start

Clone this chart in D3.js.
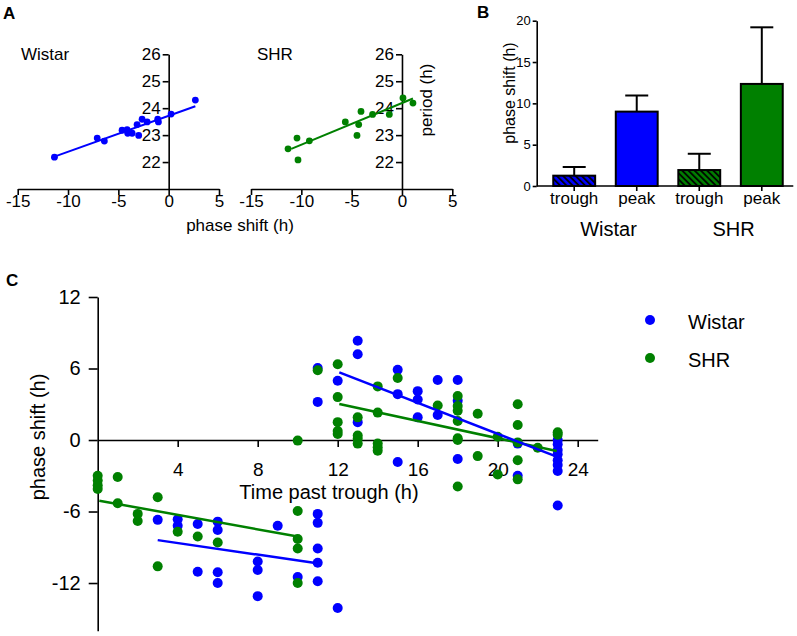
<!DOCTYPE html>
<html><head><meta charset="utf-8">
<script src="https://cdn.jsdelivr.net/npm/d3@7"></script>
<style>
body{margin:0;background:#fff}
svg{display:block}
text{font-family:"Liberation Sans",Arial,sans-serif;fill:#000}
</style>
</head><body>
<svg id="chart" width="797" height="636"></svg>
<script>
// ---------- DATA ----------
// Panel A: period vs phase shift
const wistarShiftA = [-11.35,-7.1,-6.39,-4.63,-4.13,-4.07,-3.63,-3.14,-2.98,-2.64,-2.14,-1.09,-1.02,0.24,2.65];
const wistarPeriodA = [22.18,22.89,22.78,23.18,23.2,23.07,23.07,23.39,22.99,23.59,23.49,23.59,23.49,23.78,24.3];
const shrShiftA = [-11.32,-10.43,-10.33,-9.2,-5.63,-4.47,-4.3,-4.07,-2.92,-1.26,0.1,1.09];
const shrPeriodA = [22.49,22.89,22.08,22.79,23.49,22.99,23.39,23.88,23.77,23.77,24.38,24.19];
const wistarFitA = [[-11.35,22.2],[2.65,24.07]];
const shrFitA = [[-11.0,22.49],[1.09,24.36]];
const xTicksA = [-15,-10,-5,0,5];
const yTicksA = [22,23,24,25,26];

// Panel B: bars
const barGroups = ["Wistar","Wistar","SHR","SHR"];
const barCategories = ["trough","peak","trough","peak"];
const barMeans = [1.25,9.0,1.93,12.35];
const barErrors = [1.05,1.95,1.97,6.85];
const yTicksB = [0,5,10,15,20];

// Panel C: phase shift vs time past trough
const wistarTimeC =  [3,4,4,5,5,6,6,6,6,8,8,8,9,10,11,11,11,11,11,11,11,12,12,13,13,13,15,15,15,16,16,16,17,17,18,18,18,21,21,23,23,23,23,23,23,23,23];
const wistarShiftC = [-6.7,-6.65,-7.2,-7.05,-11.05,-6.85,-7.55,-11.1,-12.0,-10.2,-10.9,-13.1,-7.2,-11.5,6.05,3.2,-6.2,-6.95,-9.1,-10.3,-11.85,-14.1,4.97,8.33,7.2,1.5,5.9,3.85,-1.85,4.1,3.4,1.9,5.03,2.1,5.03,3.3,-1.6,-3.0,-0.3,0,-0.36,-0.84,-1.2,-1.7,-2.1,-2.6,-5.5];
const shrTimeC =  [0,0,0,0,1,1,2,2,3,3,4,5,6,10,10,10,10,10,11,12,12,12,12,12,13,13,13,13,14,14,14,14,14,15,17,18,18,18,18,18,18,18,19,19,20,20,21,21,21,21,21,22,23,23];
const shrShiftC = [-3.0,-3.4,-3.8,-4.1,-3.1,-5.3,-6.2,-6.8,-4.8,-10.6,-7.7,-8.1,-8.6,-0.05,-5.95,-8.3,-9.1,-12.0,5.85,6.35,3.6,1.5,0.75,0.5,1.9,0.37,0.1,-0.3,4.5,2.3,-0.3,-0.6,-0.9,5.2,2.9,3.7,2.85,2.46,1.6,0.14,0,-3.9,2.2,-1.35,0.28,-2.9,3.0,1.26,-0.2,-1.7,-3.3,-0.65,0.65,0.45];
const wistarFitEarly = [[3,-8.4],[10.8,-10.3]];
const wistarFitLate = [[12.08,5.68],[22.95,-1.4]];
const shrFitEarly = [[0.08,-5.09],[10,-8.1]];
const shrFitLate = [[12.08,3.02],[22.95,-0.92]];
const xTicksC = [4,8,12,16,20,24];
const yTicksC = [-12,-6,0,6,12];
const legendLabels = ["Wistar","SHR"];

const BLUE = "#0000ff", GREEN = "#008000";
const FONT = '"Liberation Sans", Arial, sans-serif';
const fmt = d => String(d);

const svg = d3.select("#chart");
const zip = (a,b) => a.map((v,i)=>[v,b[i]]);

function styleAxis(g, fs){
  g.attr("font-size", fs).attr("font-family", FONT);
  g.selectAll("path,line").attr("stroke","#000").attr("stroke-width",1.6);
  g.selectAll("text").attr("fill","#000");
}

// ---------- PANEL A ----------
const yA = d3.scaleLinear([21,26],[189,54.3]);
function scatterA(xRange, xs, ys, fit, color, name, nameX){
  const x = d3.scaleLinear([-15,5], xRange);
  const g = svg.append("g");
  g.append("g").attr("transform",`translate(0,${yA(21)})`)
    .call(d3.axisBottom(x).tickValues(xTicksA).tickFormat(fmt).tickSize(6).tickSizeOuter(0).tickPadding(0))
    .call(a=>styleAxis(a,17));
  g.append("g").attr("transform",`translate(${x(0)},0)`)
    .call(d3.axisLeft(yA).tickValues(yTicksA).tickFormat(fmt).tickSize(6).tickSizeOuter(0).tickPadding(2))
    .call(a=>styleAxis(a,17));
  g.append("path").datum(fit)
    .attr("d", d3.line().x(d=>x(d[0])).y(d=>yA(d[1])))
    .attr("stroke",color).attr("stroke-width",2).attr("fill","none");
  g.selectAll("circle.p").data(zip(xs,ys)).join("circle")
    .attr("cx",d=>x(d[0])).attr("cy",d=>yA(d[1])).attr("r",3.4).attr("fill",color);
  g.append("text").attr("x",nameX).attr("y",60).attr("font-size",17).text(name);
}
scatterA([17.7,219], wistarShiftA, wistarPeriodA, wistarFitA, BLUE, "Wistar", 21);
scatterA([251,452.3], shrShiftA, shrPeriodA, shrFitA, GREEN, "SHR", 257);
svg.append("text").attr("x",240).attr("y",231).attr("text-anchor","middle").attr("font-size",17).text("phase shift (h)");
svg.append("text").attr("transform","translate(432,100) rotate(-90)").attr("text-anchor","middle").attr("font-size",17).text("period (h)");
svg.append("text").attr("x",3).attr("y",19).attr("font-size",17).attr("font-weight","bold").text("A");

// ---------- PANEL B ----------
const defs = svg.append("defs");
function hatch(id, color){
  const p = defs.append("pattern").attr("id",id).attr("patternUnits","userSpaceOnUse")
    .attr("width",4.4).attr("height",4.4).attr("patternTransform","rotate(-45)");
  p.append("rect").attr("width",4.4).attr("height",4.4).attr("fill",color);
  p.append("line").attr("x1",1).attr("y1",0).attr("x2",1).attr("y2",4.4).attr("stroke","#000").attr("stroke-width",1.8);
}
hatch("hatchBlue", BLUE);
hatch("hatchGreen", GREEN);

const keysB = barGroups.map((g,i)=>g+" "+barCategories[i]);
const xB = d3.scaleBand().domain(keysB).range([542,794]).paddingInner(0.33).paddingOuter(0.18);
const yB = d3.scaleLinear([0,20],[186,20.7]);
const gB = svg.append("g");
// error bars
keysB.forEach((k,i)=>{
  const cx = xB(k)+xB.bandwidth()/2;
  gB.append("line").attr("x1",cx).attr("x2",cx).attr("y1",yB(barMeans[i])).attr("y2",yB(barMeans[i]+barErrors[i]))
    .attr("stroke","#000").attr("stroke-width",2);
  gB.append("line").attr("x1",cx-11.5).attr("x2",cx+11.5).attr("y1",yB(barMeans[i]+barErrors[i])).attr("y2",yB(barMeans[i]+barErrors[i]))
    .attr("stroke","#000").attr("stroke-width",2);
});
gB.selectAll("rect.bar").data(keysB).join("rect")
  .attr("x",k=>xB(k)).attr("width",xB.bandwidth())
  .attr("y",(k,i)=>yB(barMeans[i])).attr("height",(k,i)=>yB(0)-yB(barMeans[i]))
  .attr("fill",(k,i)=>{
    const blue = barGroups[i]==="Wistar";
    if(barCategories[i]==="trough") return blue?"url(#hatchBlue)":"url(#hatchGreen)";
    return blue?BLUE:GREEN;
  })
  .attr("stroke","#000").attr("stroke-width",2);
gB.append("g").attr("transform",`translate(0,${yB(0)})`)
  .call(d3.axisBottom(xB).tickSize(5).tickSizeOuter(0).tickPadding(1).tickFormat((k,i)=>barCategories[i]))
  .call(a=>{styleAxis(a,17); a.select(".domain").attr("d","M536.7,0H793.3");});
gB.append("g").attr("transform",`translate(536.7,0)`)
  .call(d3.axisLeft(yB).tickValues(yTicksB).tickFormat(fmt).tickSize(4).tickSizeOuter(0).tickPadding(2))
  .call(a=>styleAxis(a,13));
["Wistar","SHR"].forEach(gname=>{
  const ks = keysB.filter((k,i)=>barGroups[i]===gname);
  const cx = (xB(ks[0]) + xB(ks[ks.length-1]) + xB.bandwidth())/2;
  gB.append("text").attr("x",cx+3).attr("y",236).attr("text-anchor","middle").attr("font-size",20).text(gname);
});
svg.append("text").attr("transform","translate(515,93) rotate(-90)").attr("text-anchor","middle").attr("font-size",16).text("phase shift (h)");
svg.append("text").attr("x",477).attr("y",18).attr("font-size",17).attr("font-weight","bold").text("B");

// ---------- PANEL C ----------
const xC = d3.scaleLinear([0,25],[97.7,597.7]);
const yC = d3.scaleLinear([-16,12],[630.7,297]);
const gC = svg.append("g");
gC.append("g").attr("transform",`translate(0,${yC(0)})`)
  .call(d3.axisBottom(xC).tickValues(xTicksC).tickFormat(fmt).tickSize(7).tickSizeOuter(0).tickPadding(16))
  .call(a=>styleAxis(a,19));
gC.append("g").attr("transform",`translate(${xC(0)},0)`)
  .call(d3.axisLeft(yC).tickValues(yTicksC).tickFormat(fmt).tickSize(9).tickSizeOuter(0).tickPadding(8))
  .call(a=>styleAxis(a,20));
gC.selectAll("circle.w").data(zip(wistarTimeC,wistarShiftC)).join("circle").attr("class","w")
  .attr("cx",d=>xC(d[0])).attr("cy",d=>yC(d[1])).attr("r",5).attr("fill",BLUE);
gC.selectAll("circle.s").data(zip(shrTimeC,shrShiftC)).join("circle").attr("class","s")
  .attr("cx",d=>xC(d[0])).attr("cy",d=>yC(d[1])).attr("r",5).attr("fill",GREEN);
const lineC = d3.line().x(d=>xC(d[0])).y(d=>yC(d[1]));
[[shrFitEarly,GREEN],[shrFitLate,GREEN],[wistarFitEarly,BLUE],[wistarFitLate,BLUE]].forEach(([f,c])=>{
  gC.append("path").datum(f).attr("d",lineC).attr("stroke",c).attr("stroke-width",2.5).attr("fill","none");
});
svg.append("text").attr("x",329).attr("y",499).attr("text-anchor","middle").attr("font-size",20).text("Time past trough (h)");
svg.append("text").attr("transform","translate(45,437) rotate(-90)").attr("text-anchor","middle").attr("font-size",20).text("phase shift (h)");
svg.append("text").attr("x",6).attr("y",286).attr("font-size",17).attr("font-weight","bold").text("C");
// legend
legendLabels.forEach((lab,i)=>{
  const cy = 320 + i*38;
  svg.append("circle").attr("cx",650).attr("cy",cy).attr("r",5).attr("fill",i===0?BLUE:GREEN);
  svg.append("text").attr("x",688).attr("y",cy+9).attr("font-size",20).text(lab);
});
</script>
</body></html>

end

» Requirements: Leave out the pictures and restate, word for word, the lines from the top of the data through the line containing "const yTicksB = [0,5,10,15,20];", both included.

» Solution to this task:
Clone this chart in D3.js.
<!DOCTYPE html>
<html><head><meta charset="utf-8">
<script src="https://cdn.jsdelivr.net/npm/d3@7"></script>
<style>
body{margin:0;background:#fff}
svg{display:block}
text{font-family:"Liberation Sans",Arial,sans-serif;fill:#000}
</style>
</head><body>
<svg id="chart" width="797" height="636"></svg>
<script>
// ---------- DATA ----------
// Panel A: period vs phase shift
const wistarShiftA = [-11.35,-7.1,-6.39,-4.63,-4.13,-4.07,-3.63,-3.14,-2.98,-2.64,-2.14,-1.09,-1.02,0.24,2.65];
const wistarPeriodA = [22.18,22.89,22.78,23.18,23.2,23.07,23.07,23.39,22.99,23.59,23.49,23.59,23.49,23.78,24.3];
const shrShiftA = [-11.32,-10.43,-10.33,-9.2,-5.63,-4.47,-4.3,-4.07,-2.92,-1.26,0.1,1.09];
const shrPeriodA = [22.49,22.89,22.08,22.79,23.49,22.99,23.39,23.88,23.77,23.77,24.38,24.19];
const wistarFitA = [[-11.35,22.2],[2.65,24.07]];
const shrFitA = [[-11.0,22.49],[1.09,24.36]];
const xTicksA = [-15,-10,-5,0,5];
const yTicksA = [22,23,24,25,26];

// Panel B: bars
const barGroups = ["Wistar","Wistar","SHR","SHR"];
const barCategories = ["trough","peak","trough","peak"];
const barMeans = [1.25,9.0,1.93,12.35];
const barErrors = [1.05,1.95,1.97,6.85];
const yTicksB = [0,5,10,15,20];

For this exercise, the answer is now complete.